Reputation: 1471
Assuming we have a data frame (the third column is a date column) that contains observations of irregular events starting from Jan 2000 to Oct 2011. The goal is to choose those rows of the data frame that contain observations between two dates
start<-"2005/09/30"
end<-"2011/01/31"
The original data frame contains about 21 000 rows. We can verify this using
length(df_original$date_column)
.
We now create a new data frame that contains dates newer than the start date:
df_new<-df_original[df_original$date_column>start,]
If I check the length using length(df_new$date_column)
it shows about 13 000 for the length.
Now we create another data frame applying the second criterion (smaller than end date):
df_new2<-df_new[df_new$date_column<end,]
If I check again the length using length(df_new2$date_column)
it shows about 19 000 counts for the length.
How is it possible that by applying a second criterion on the new data frame df_new
the number of rows increases? The df_new
should have a number of rows equal or below the 13 000.
The data frame is quite large such that I cannot post it here. Maybe someone can provide a reason under which circumstances this behavior occurs.
Upvotes: 0
Views: 1299
Reputation: 60746
can you give us dput(head(df_original))
? which shares with us the first 5 records and their data structure. I am suspicious something is up with the format of your date_column
.
If you are storing start
and end
both as strings (which your example seems to indicate) and the date column is also a string, then you will not be able to use <
or >
to compare values of dates. So somewhere you need to validate that everything being compared is known by R to be dates.
Upvotes: 1
Reputation: 22588
The following example works fine for me:
df_original = data.frame(date_column = seq(as.Date('2000/01/01'), Sys.Date(), by=1), value = 1)

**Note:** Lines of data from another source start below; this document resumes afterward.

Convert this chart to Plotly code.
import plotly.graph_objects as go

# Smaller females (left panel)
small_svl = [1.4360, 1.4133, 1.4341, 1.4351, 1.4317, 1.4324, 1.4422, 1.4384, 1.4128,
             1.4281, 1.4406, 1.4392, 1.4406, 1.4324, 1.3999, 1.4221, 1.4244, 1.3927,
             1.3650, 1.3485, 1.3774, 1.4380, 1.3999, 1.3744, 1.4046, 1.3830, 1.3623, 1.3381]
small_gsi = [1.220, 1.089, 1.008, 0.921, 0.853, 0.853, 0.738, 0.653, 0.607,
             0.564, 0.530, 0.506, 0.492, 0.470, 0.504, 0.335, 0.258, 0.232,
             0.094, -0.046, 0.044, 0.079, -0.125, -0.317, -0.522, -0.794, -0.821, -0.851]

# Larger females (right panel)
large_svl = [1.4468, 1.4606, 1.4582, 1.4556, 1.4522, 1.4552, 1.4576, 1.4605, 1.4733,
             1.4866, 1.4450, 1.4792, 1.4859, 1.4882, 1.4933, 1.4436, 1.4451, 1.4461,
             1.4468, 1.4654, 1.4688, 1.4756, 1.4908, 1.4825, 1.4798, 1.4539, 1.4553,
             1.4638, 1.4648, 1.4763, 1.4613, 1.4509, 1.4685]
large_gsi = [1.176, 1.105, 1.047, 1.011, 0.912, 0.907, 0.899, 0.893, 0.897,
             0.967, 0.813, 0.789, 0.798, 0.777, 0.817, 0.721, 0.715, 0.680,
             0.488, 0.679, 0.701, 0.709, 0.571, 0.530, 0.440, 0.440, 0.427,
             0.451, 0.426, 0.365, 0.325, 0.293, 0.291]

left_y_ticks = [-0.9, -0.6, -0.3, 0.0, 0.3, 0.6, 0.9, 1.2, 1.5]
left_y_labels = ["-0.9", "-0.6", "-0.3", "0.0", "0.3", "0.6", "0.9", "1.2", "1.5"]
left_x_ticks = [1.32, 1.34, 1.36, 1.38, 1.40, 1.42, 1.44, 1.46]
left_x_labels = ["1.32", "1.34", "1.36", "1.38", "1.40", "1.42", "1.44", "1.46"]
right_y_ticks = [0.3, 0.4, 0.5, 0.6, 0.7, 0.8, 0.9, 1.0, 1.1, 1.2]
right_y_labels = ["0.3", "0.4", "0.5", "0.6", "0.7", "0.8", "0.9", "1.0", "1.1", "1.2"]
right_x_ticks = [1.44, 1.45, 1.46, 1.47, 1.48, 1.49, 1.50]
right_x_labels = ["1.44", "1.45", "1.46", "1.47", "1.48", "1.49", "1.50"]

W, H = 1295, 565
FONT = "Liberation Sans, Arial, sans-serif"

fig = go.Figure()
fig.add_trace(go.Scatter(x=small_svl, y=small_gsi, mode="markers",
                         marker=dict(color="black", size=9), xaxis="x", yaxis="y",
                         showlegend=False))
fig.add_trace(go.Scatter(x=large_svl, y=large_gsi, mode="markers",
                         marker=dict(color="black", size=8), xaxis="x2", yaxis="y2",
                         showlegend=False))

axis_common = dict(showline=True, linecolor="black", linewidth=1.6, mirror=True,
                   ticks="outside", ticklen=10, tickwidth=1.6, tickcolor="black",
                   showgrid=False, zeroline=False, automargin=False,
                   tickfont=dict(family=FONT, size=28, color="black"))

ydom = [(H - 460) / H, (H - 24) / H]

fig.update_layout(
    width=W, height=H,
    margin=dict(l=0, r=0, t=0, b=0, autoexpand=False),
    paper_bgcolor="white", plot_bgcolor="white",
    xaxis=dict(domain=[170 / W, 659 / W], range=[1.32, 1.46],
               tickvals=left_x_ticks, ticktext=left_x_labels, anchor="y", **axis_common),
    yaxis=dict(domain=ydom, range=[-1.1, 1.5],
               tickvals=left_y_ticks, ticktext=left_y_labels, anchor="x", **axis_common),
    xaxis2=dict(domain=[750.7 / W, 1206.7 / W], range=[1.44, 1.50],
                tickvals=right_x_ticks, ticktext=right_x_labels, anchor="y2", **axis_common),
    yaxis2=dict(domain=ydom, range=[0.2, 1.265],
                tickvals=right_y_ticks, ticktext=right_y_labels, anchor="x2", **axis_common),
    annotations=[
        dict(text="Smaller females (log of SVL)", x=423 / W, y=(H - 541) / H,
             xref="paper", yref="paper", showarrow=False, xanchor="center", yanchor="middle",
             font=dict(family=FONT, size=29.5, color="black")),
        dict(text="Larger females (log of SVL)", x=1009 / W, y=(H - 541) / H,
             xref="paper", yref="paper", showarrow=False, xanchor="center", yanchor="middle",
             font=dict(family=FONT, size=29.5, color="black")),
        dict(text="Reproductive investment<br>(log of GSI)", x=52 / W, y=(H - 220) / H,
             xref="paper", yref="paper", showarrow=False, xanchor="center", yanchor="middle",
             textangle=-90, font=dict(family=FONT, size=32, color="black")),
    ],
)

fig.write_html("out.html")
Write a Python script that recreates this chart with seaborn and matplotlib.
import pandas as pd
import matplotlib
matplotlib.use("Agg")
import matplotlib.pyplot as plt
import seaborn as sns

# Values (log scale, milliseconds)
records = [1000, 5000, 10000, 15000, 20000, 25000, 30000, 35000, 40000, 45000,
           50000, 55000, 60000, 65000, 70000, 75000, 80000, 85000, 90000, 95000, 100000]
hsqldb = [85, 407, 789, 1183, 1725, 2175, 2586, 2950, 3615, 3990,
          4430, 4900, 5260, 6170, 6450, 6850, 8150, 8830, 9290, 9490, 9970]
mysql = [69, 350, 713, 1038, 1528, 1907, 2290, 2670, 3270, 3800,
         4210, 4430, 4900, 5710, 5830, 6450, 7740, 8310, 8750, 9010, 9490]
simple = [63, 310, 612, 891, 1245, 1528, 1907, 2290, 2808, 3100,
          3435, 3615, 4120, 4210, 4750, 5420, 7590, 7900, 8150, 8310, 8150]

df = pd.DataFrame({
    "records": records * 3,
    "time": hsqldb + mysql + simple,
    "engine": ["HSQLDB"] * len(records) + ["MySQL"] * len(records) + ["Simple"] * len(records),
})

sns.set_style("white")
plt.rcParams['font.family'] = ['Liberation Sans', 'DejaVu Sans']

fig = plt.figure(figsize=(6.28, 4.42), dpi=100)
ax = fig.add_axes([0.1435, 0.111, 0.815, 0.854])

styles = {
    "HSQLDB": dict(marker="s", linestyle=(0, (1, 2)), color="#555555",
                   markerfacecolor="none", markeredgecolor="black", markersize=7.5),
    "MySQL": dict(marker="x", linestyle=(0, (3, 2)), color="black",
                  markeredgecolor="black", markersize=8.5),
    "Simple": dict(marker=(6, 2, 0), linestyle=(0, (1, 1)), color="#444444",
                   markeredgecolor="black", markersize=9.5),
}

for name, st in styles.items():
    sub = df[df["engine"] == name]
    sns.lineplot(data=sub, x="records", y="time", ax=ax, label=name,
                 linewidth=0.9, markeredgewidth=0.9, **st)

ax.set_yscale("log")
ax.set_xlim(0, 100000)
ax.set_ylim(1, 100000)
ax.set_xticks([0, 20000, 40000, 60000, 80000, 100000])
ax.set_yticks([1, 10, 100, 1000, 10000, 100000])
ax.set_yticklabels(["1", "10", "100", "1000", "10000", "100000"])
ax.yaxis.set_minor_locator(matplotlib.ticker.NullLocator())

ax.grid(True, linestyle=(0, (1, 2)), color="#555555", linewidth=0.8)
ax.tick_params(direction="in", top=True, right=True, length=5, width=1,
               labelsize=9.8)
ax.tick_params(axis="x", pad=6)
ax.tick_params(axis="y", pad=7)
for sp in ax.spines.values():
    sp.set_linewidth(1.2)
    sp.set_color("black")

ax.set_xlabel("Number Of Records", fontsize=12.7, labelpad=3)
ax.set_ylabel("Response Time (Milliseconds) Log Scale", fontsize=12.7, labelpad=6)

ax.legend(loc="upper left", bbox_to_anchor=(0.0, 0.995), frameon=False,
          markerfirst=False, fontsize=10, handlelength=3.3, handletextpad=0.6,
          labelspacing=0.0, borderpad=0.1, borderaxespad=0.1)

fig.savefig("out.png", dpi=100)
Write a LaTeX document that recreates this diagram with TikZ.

start = as.Date('2005/09/30')
end = as.Date('2011/01/31')
df_new = df_original[df_original$date_column>start,]
df_new2 = df_new[df_new$date_column<end,]
> dim(df_original)
[1] 4316 2
> dim(df_new)
[1] 2216 2
> dim(df_new2)
[1] 1948 2
Without seeing an example of your actual data, I would suggest 2 things to look out for:
Upvotes: 2
Reputation: 176668
Can you get the results you want via one subset command?
df_new <- df_original[with(df_original, date_column>start & date_column<end),]
# or
df_new <- subset(df_original, date_column>start & date_column<end)
Upvotes: 1